Not necessarily. The 3 opportunity missions are using spacecraft that hadn't completed their primary missions in 2005. As to the others, maybe they weren't ready for evaluation or sufficiently developed in 2005 but were able to make the cut this time. Or, perhaps they were able to better demonstrate their ability to perform the mission within the budget constraints. It doesn't necessarily infer at all that the standard was lowered this year.

Ilya
2006-Nov-10, 06:39 PM
"Lowered the bar" was kind of a joke -- I did not seriously believe that happened. I can, however, believe that the price cap was raised.

Swift
2006-Nov-10, 07:50 PM
Apparently this is a case of making lemonade out of lemons. Deep Impact's camera is defocused, which is bad for its original purpose (observing comets), but is a good thing if you are watching for tiny dips in a star's brightness (transiting planets).
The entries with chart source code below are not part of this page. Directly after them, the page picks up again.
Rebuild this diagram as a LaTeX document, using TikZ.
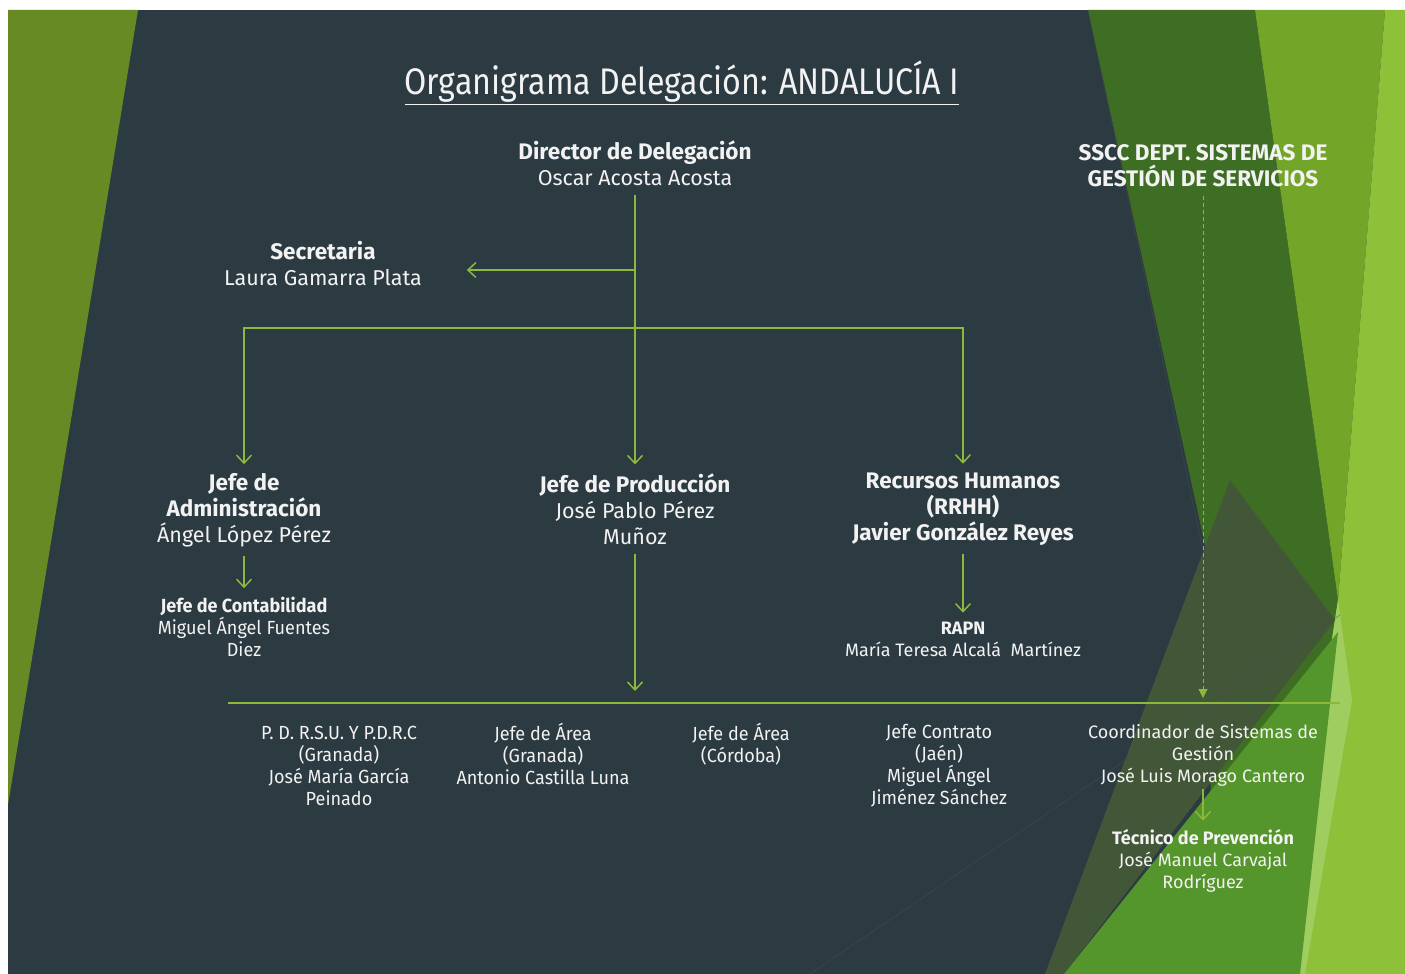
\documentclass[tikz,border=0pt]{standalone}
\usepackage{fontspec}
\setmainfont{Fira Sans}
\newfontfamily\narrowfont[FakeStretch=0.95]{Fira Sans}
\newfontfamily\titlefont[FakeStretch=0.87]{Fira Sans}
\usetikzlibrary{arrows.meta}
\definecolor{slate}{RGB}{44,58,66}
\definecolor{olive}{RGB}{104,138,36}
\definecolor{darkleaf}{RGB}{62,110,35}
\definecolor{midleaf}{RGB}{115,165,40}
\definecolor{lightleaf}{RGB}{143,192,58}
\definecolor{paleleaf}{RGB}{160,205,95}
\definecolor{mossleaf}{RGB}{66,86,56}
\definecolor{brightleaf}{RGB}{84,150,44}
\definecolor{wire}{RGB}{140,185,60}
\definecolor{txt}{RGB}{242,242,242}
\newcommand{\hd}[1]{{\fontsize{22.5}{26}\selectfont\bfseries #1}}

\begin{document}
\begin{tikzpicture}[x=1pt,y=-1pt]
	\tikzstyle{p} = [align=center, text=txt, inner sep=0pt, outer sep=9pt, font=\fontsize{21.5}{26}\selectfont]
	\tikzstyle{q} = [p, font=\narrowfont\fontsize{19}{22}\selectfont]
	\tikzstyle{s} = [p, font=\fontsize{18}{22}\selectfont]
	\tikzstyle{conn} = [wire, line width=1.5pt, -{Straight Barb[length=8pt,width=15pt]}]
	\tikzstyle{dashconn} = [wire, line width=1pt, dash pattern=on 4pt off 3pt, -{Triangle[length=9pt,width=9pt]}]
	\useasboundingbox (0,0) rectangle (1405,974);
	
	% background
	\fill[white] (0,0) rectangle (1405,974);
	\fill[slate] (8,10) rectangle (1405,974);
	\fill[olive] (8,10) -- (138,10) -- (8,805) -- cycle;
	\fill[darkleaf] (1088,10) -- (1255,10) -- (1338,600) -- (1320,974) -- (1215,974) -- (1205,545) -- cycle;
	\fill[midleaf] (1255,10) -- (1385,10) -- (1338,600) -- cycle;
	\fill[lightleaf] (1385,10) -- (1405,10) -- (1405,974) -- (1280,974) -- (1338,600) -- cycle;
	\fill[paleleaf] (1338,600) -- (1352,700) -- (1305,974) -- (1282,974) -- cycle;
	\fill[mossleaf] (1230,480) -- (1335,620) -- (1064,974) -- (1045,974) -- cycle;
	\fill[brightleaf] (1064,974) -- (1338,632) -- (1300,974) -- cycle;
	\draw[black!70, line width=0.8pt, opacity=0.5] (1088,10) -- (1205,560);
	\draw[black!70, line width=0.8pt, opacity=0.5] (810,974) -- (1340,615);
	
	% title
	\node[text=txt, font=\titlefont\fontsize{37}{40}\selectfont] (title) at (682,83) {\underline{Organigrama Delegación: ANDALUCÍA I}};
	
	% top levels
	\node[p] (dir) at (635,163) {\hd{Director de Delegación}\\Oscar Acosta Acosta};
	\node[p] (sec) at (323,264) {\hd{Secretaria}\\Laura Gamarra Plata};
	\node[p] (adm) at (244,510) {\hd{Jefe de}\\\hd{Administración}\\Ángel López Pérez};
	\node[p] (prod) at (635,509) {\hd{Jefe de Producción}\\José Pablo Pérez\\Muñoz};
	\node[p] (rrhh) at (963,509) {\hd{Recursos Humanos}\\\hd{(RRHH)}\\\hd{Javier González Reyes}};
	\node[p] (sscc) at (1203,166) {\hd{SSCC DEPT. SISTEMAS DE}\\\hd{GESTIÓN DE SERVICIOS}};
	
	\node[q] (cont) at (244,627) {\textbf{Jefe de Contabilidad}\\Miguel Ángel Fuentes\\Diez};
	\node[s] (rapn) at (963,639) {\textbf{RAPN}\\María Teresa Alcalá\ \ Martínez};
	
	% bottom row
	\coordinate (busL) at (228,703);
	\coordinate (busR) at (1340,703);
	\node[q] (pdr) at (339,766) {P. D. R.S.U. Y P.D.R.C\\(Granada)\\José María García\\Peinado};
	\node[q] (areag) at (543,754) {Jefe de Área\\(Granada)\\Antonio Castilla Luna};
	\node[q] (areac) at (741,744) {Jefe de Área\\(Córdoba)};
	\node[q] (contr) at (939,766) {Jefe Contrato\\(Jaén)\\Miguel Ángel\\Jiménez Sánchez};
	\node[s] (coord) at (1203,755) {Coordinador de Sistemas de\\Gestión\\José Luis Morago Cantero};
	\node[s] (tec) at (1203,861) {\textbf{Técnico de Prevención}\\José Manuel Carvajal\\Rodríguez};
	
	% connectors
	\coordinate (jsec) at (635,270);
	\coordinate (bus) at (635,328);
	\draw[conn] (dir) -- (prod);
	\draw[conn, shorten >=36pt] (jsec) -- (jsec -| sec.east);
	\draw[conn] (bus) -| (adm);
	\draw[conn] (bus) -| (rrhh);
	\draw[conn] (adm) -- (cont);
	\draw[conn] (rrhh) -- (rapn);
	\draw[conn, shorten >=12pt] (prod) -- (prod |- busL);
	\draw[wire, line width=1.2pt] (busL) -- (busR);
	\draw[dashconn, shorten >=5pt] (sscc) -- (sscc |- busL);
	\draw[conn, shorten <=-6pt] (coord) -- (tec);
	
\end{tikzpicture}
\end{document}
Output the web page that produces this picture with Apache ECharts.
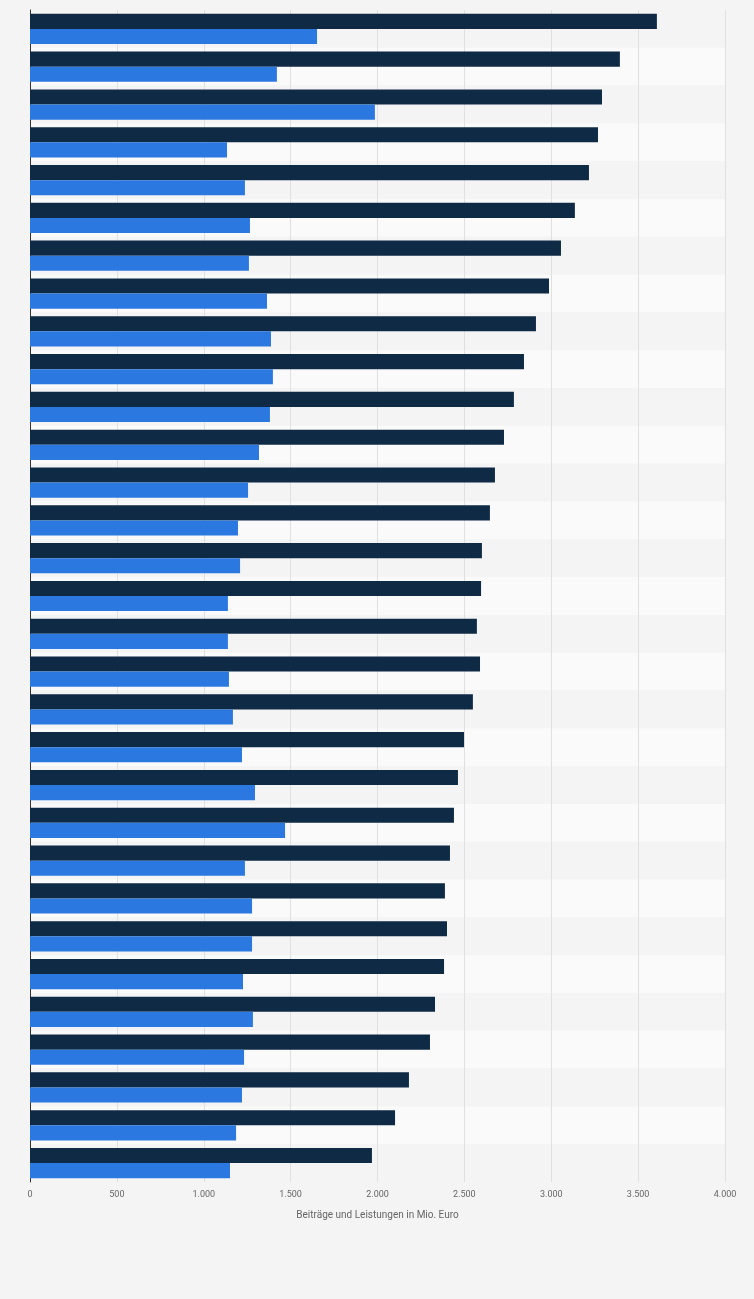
<!DOCTYPE html>
<html>
<head>
<meta charset="utf-8">
<script src="https://cdn.jsdelivr.net/npm/echarts@6/dist/echarts.min.js"></script>
<style>html,body{margin:0;padding:0;background:#f4f4f4}#chart{width:754px;height:1299px}</style>
</head>
<body>
<div id="chart"></div>
<script>
// Kategorien (im Original ohne Beschriftung)
var categories = [];
for (var y = 1991; y <= 2021; y++) categories.push(String(y));

var beitraege = [3608, 3395, 3292, 3269, 3217, 3136, 3056, 2987, 2912, 2843, 2785, 2728, 2676, 2647, 2601, 2596,
    2572, 2590, 2549, 2498, 2463, 2440, 2417, 2388, 2400, 2383, 2331, 2302, 2181, 2101, 1968];
var leistungen = [1652, 1421, 1985, 1134, 1237, 1266, 1260, 1364, 1387, 1398, 1381, 1318, 1255, 1197, 1209, 1139,
    1139, 1145, 1168, 1220, 1295, 1468, 1237, 1278, 1278, 1226, 1283, 1232, 1220, 1186, 1151];

var myChart = echarts.init(document.getElementById('chart'));
var option = {
    backgroundColor: '#f4f4f4',
    animation: false,
    grid: {left: 30, right: 29, top: 10, bottom: 117},
    xAxis: {
        type: 'value',
        min: 0, max: 4000, interval: 500,
        name: 'Beiträge und Leistungen in Mio. Euro',
        nameLocation: 'middle',
        nameGap: 28,
        nameTextStyle: {color: '#666', fontSize: 10, fontFamily: 'Roboto'},
        axisLabel: {
            color: '#666', fontSize: 9, fontFamily: 'Roboto',
            formatter: function (v) { return v >= 1000 ? Math.floor(v / 1000) + '.' + String(v % 1000).padStart(3, '0') : v; }
        },
        axisLine: {show: false},
        axisTick: {show: false},
        splitLine: {lineStyle: {color: '#e0e0e0'}}
    },
    yAxis: {
        type: 'category',
        data: categories,
        inverse: true,
        axisLabel: {show: false},
        axisTick: {show: false},
        axisLine: {lineStyle: {color: '#333'}},
        splitArea: {show: true, areaStyle: {color: ['#f4f4f4', '#fafafa']}}
    },
    series: [
        {name: 'Beiträge', type: 'bar', data: beitraege, barGap: '0%', barCategoryGap: '20%',
            itemStyle: {color: '#0f2a44'}},
        {name: 'Leistungen', type: 'bar', data: leistungen,
            itemStyle: {color: '#2b78e0'}}
    ]
};
myChart.setOption(option);
</script>
</body>
</html>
You don't want sharp images of the stars as the physical structure of the CCD pixels has discontinuities. If you had a very sharp, point-like star image, small attitude disturbances will project the image on different parts of the pixel region, possibly on the boundary between two pixels. This would make the brightness appear to oscillate and give false positives. With an out-of-focus image, you sum up the smudged area which is less prone to such artifacts.
Thanks for the explanation. I thought that they were going to try to directly image the exo-planet, rather than look for light dips from transits. That makes a lot more sense.